Two rounds of 2013 furloughs have taken their toll on civilian's too.

"That would definitely influence some people, especially when you talk about DoD contractors, because the job security is gone," said Army Veteran Ryan Sutton.

According to a survey by Texas-based First Command Financial Services, economic worries are causing two out of three middle class, Military families to spend less this Thanksgiving.

"It doesn't surprise me at all, we're certainly cutting back," said Raylene.

Stay-at-home Military mom Tabitha Madrid has been saving up for the holidays all year.

"I start the day after Christmas, Christmas shopping. That way we can do it throughout the year," she said.

"We have a deep freezer, so throughout the year, if we find a turkey on sale, we'll buy a turkey and then stick it in the freezer," added Tabitha.

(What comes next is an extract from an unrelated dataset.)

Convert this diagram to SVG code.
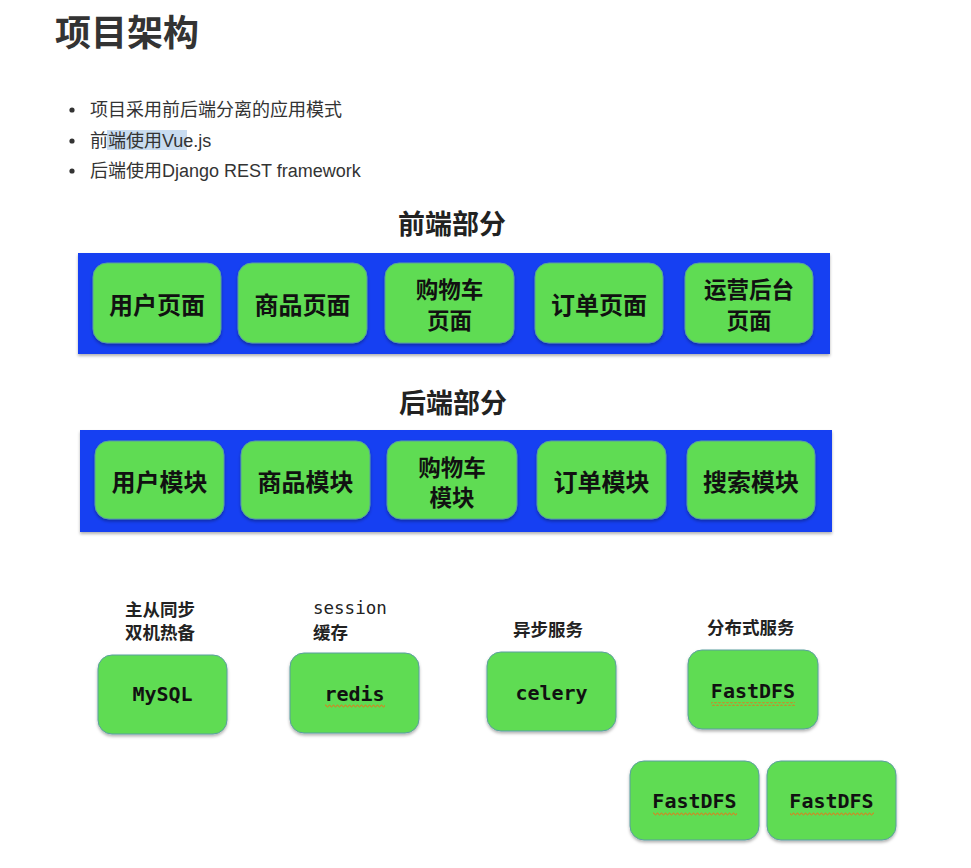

Some Military families, who give our country so much more than they could ever be compensated for, have taken their financial fight to the web

Facebook pages, like Savealotmom, pop up around Military installations, so that families can join forces when it comes to discounts and savings.

And though every family's needs and resources are different, the true meaning of the holidays remains the same.

"So I'm sure our kids will be fine, and we'll just do a lot smaller of a meal, and no traveling," said Raylene.

She's thankful for what they do have and hopeful about the new year.